Nicht nur die Apostel müssen lernen, mit dieser neuen Brille auf die Menschen zu schauen. Auch uns fällt es oftmals schwer, nicht zuerst auf die Person zu blicken. Wie oft urteilen wir nach Äußerlichkeiten und stecken Menschen in Schubladen, weil wir meinen, dass sie so sein müssen? Wie oft distanzieren wir uns vorschnell vor unseren Nächsten, weil wir glauben zu wissen, wie sie sind?

Das ist jedoch die Gegenhaltung zu dem, was uns Petrus heute anempfiehlt: Wir schauen zu oft auf die Person und häufig zu wenig auf ihre Motivation. Wir hängen uns an Äußerlichkeiten und Vorurteilen auf und vergessen, das in den Blick zu nehmen, was Menschen für uns Gutes tun und wo sie uns ihre Liebe erweisen.

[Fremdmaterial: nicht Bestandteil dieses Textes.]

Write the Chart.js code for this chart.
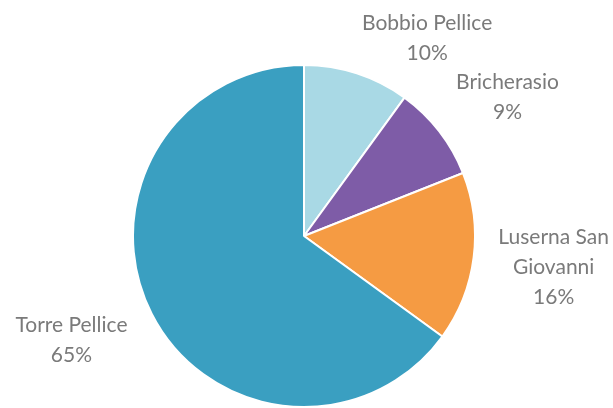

Christliche Grundhaltung neu einüben

Es kann eine gute Aufgabe für die kommende Woche sein, diese christliche Grundhaltung neu einzuüben. Wie bei der Fernsehsendung "The Masked Singer" nicht auf den zu schauen, der etwas tut, sondern auf das zu blicken, was er tut und wie er es vollbringt. Wenn Menschen lieben und dieser Liebe in Wort und Tat Ausdruck verleihen, dann ist letztlich egal, wer jemand ist, woher er stammt, welcher Religion er angehört oder welches Geschlecht jemand besitzt.

Gott schaut nicht auf die Person: Das ist die Maxime, aus der wir unser Leben gestalten sollen. Das ist ein guter Vorsatz, um den Menschen, die uns tagtäglich über den Weg laufen, neu zu begegnen. Das ist ein wichtiger Gedanke für so manchen Neuanfang: wenn man Vorurteile hinter sich lässt und auf den anderen zugeht, weil uns Christus das vorgelebt hat. 

Er kann uns lehren, was es heißt, auf die Menschen zuzugehen, ihnen offen und ehrlich zu begegnen und ihre Hoffnung und Zuversicht ernst zu nehmen. Dann beginnt das Gottesreich schon hier und heute zu wachsen.